Why not? Where am I? I’m sitting on my living room floor in a late night semi-trance as I watch an ant trying valiantly to haul off the remnants of some food item that one of my kids left behind. Why do you ask, would I rather be watching an ant at one thirty in the morning with drool starting to run down my chin, eyes glazing over, than in my soft, comfy bed that I have all to myself. Hmm……..all to myself. Maybe that is the problem?

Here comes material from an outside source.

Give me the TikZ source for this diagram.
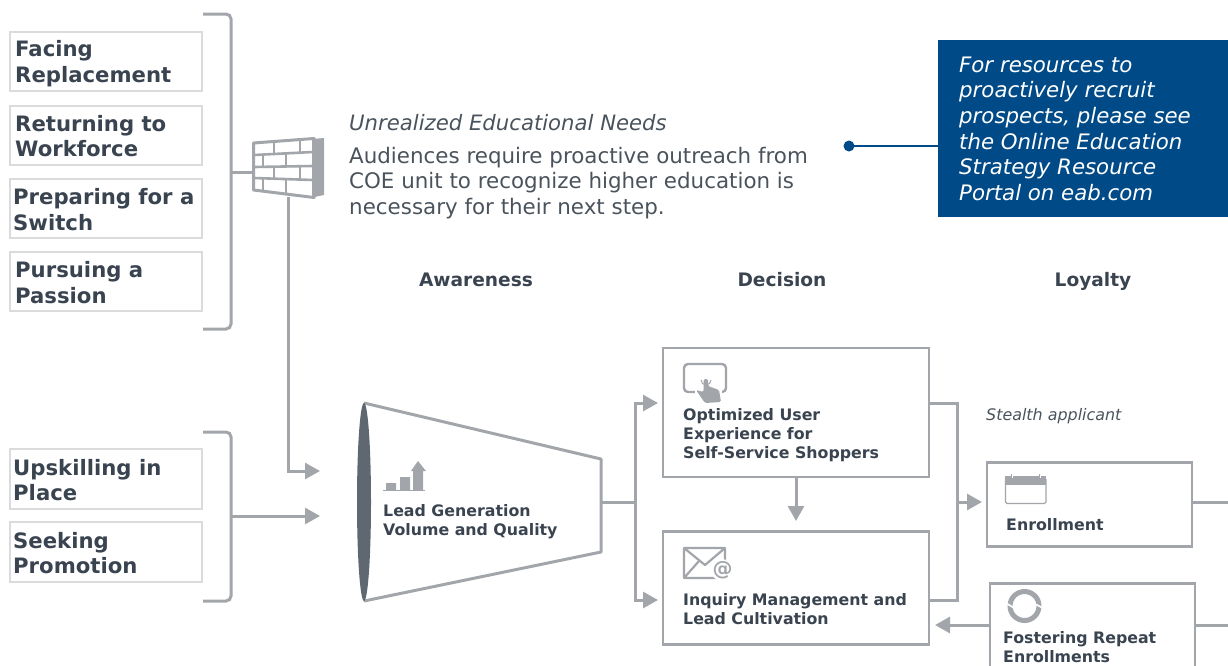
\documentclass[tikz,border=0pt]{standalone}
\usepackage{fontspec}
\setmainfont{DejaVu Sans}
\usetikzlibrary{arrows.meta,calc}
\definecolor{cgray}{HTML}{A2A6AB}
\definecolor{clight}{HTML}{D9DBDD}
\definecolor{cdark}{HTML}{3A4450}
\definecolor{cbody}{HTML}{4A535C}
\definecolor{cfun}{HTML}{5F6871}
\definecolor{cblue}{HTML}{004B87}
\tikzset{
  aud/.style={draw=clight,line width=2pt,fill=white,minimum width=192pt,minimum height=59.5pt,anchor=north west,inner sep=0pt},
  audtxt/.style={font=\fontsize{21.2}{25.5}\selectfont\bfseries,text=cdark,align=left,anchor=west,inner sep=0pt},
  stagebox/.style={draw=cgray,line width=2.8pt,fill=white,anchor=north west,inner sep=0pt},
  boxtxt/.style={font=\fontsize{15.8}{19}\selectfont\bfseries,text=cdark,align=left,anchor=north west,inner sep=0pt},
  head/.style={font=\fontsize{18.6}{21}\selectfont\bfseries,text=cdark,inner sep=0pt,anchor=base},
  conn/.style={draw=cgray,line width=3pt},
  arr/.style={conn,-{Triangle[length=15pt,width=16pt]}},
  brk/.style={conn,rounded corners=5pt},
}
\begin{document}
\begin{tikzpicture}[x=1pt,y=-1pt]
\useasboundingbox (0,0) rectangle (1228,665);
% audience boxes
\node[aud] (a1) at (9,30.5) {};
\node[aud] (a2) at (9,104.5) {};
\node[aud] (a3) at (9,177.5) {};
\node[aud] (a4) at (9,250.5) {};
\node[aud] (a5) at (9,448) {};
\node[aud] (a6) at (9,521) {};
\node[audtxt] (t1) at (15,63.5) {Facing\\Replacement};
\node[audtxt] (t2) at (15,136) {Returning to\\Workforce};
\node[audtxt] (t3) at (13,209.5) {Preparing for a\\Switch};
\node[audtxt] (t4) at (15,282.5) {Pursuing a\\Passion};
\node[audtxt] (t5) at (13,480) {Upskilling in\\Place};
\node[audtxt] (t6) at (13,553) {Seeking\\Promotion};
% brackets
\coordinate (b1a) at (203,14); \coordinate (b1b) at (231,14);
\coordinate (b1c) at (231,329); \coordinate (b1d) at (203,329);
\draw[brk] (b1a) -- (b1b) -- (b1c) -- (b1d);
\coordinate (b2a) at (203,432); \coordinate (b2b) at (231,432);
\coordinate (b2c) at (231,601); \coordinate (b2d) at (203,601);
\draw[brk] (b2a) -- (b2b) -- (b2c) -- (b2d);
% wall
\coordinate (wallL) at (253,172);
\coordinate (wallB) at (288,197);
\coordinate (b1m) at (231,172);
\coordinate (b2m) at (231,516);
\draw[conn] (b1m) -- (wallL);
\begin{scope}[line join=round]
\draw[cgray,line width=3pt,fill=white] (253.5,143) -- (314,138.5) -- (314,197.5) -- (253.5,190) -- cycle;
\fill[cgray] (312,139) -- (324,138) -- (324,195) -- (312,197.5) -- cycle;
\draw[cgray,line width=2.6pt] (254,155) -- (313,152) (254,167) -- (313,166) (254,178) -- (313,180);
\draw[cgray,line width=2.6pt] (274,143) -- (274,154) (300,141) -- (300,152)
 (263,155) -- (263,167) (286,154) -- (286,166)
 (274,167) -- (274,178) (300,166) -- (300,179)
 (263,178) -- (263,190) (286,180) -- (286,193);
\end{scope}
\coordinate (ar1) at (320,471);
\coordinate (ar2) at (320,516);
\draw[arr] (wallB) |- (ar1);
\draw[arr] (b2m) -- (ar2);
% intro text
\node[font=\fontsize{21.2}{25}\selectfont\itshape,text=cbody,anchor=west,inner sep=0pt] (needs) at (349,122.5) {Unrealized Educational Needs};
\node[font=\fontsize{21.4}{25.5}\selectfont,text=cbody,anchor=north west,align=left,inner sep=0pt] (aud) at (349,147) {Audiences require proactive outreach from\\COE unit to recognize higher education is\\necessary for their next step.};
% blue box
\node[fill=cblue,anchor=north west,minimum width=290pt,minimum height=177pt,inner sep=0pt] (blue) at (938,40) {};
\node[font=\fontsize{21.3}{25.6}\selectfont\itshape,text=white,anchor=north west,align=left,inner sep=0pt] (bluet) at (959,56.5) {For resources to\\proactively recruit\\prospects, please see\\the Online Education\\Strategy Resource\\Portal on eab.com};
\coordinate (dot) at (849,146);
\draw[cblue,line width=2.8pt] (dot) -- (dot-|blue.west);
\fill[cblue] (dot) circle (5.5);
% column heads
\node[head] (h1) at (476,286) {Awareness};
\node[head] (h2) at (782,286) {Decision};
\node[head] (h3) at (1093,286) {Loyalty};
% funnel
\coordinate (f1) at (364,403); \coordinate (f2) at (601,459);
\coordinate (f3) at (601,552); \coordinate (f4) at (364,601);
\draw[conn,line join=round] (f1) -- (f2) -- (f3) -- (f4);
\fill[cfun] (364,502) ellipse (7 and 99);
% funnel icon
\fill[cgray] (386,483) rectangle (396,490) (400,477) rectangle (410,490) (413,490) -- (413,471) -- (411,471) -- (418,461) -- (426,471) -- (423,471) -- (423,490) -- cycle;
\draw[cgray,line width=0.9pt] (383,490) -- (425,490);
\node[boxtxt] (ft) at (383,504) {Lead Generation\\Volume and Quality};
% stage boxes
\node[stagebox,minimum width=266pt,minimum height=129pt] (opt) at (661.5,346.5) {};
\node[stagebox,minimum width=266pt,minimum height=113pt] (inq) at (661.5,530) {};
\node[stagebox,minimum width=205pt,minimum height=84pt] (enr) at (985.5,461) {};
\node[stagebox,minimum width=205pt,minimum height=100pt] (fos) at (988.5,582) {};
\node[boxtxt] (optt) at (683,408) {Optimized User\\Experience for\\Self-Service Shoppers};
\node[boxtxt] (inqt) at (683,593) {Inquiry Management and\\Lead Cultivation};
\node[boxtxt] (enrt) at (1006,518) {Enrollment};
\node[boxtxt] (fost) at (1003,631) {Fostering Repeat\\Enrollments};
\node[font=\fontsize{15.9}{18}\selectfont\itshape,text=cbody,anchor=west,inner sep=0pt] (st) at (986,416) {Stealth applicant};
% connectors
\coordinate (sp) at (601,502);
\coordinate (v) at (635,502);
\coordinate (ta) at (658,403);
\coordinate (tb) at (658,600);
\draw[conn] (sp) -- (v);
\draw[arr] (v) |- (ta);
\draw[arr] (v) |- (tb);
\coordinate (mid) at (796,521);
\draw[arr] (opt.south-|mid) -- (mid);
\coordinate (r1) at (929,403); \coordinate (r2) at (957,403);
\coordinate (r3) at (957,600); \coordinate (r4) at (929,600);
\draw[conn] (r1) -- (r2) -- (r3) -- (r4);
\coordinate (rm) at (957,502); \coordinate (re) at (982,502);
\draw[arr] (rm) -- (re);
\coordinate (fa) at (935,625);
\draw[arr] (fos.west|-fa) -- (fa);
\coordinate (o1) at (1228,502); \coordinate (o2) at (1228,625);
\draw[conn] (enr.east|-o1) -- (o1);
\draw[conn] (fos.east|-o2) -- (o2);
% touch icon
\draw[cgray,line width=2.4pt,rounded corners=4pt] (684,364) rectangle (726,392);
\fill[white] (695,386) rectangle (722,403);
\fill[white] (699,371) rectangle (713,386);
\draw[cgray,line width=1pt] (701,380) arc (180:0:5);
\fill[cgray,rounded corners=1.5pt] (703.5,379) -- (708,379) -- (708,386) -- (719,390) -- (721,402) -- (705,403) -- (696,390) -- (703.5,392) -- cycle;
% envelope icon
\draw[cgray,line width=2.2pt,line join=round] (684,548) rectangle (725,578) (684,548) -- (705,565) -- (725,548) (684,578) -- (699,561);
\fill[white] (722,570) circle (11);
\node[font=\fontsize{20}{20}\selectfont\bfseries,text=cgray,inner sep=0pt] (atsym) at (722.5,570.5) {@};
% calendar icon
\draw[cgray,line width=1.2pt,rounded corners=1.5pt] (1005.5,478) rectangle (1046,503.5);
\fill[cgray] (1005,476) rectangle (1046,485);
\draw[cgray,line width=2.2pt] (1012,473.5) -- (1012,478) (1040,473.5) -- (1040,478);
\draw[white,line width=0.7pt] (1012,473) -- (1012,478) (1040,473) -- (1040,478);
% cycle icon
\draw[cgray,line width=5pt] (1024.5,606) circle (14.5);
\draw[white,line width=1.6pt] (1006,603) -- (1014,608) (1035,604) -- (1043,608);
\end{tikzpicture}
\end{document}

No, I don’t need a pity party. I've gotten rather used to sleeping by myself. I even have a list of perks that only come from sleeping by oneself. How does one sleep by oneself anyway?? Unless you divide like an amoeba in the middle of the night....... Oh sorry, getting off track......Anyway I've got it really good. I don’t have to listen to anyone snoring, mumbling or flatulating in their sleep. I get to hog all the covers and put my cold feet anywhere I want. I get to wake up with my eyebrows shooting off in all directions like my Uncle Stanley with no one there to notice. I don’t have to wake up to someone's morning breath. Now come on, is this not the life or what?
I won’t say what I do miss about having someone else in my bed. This is a PG rated family-type blog and if anyone has to think too hard about that than, well…………geez there’s nothing I even can say! And no.......it's not all about the "S" word. You know.....snoring :) And yes, I can say sex. Just did!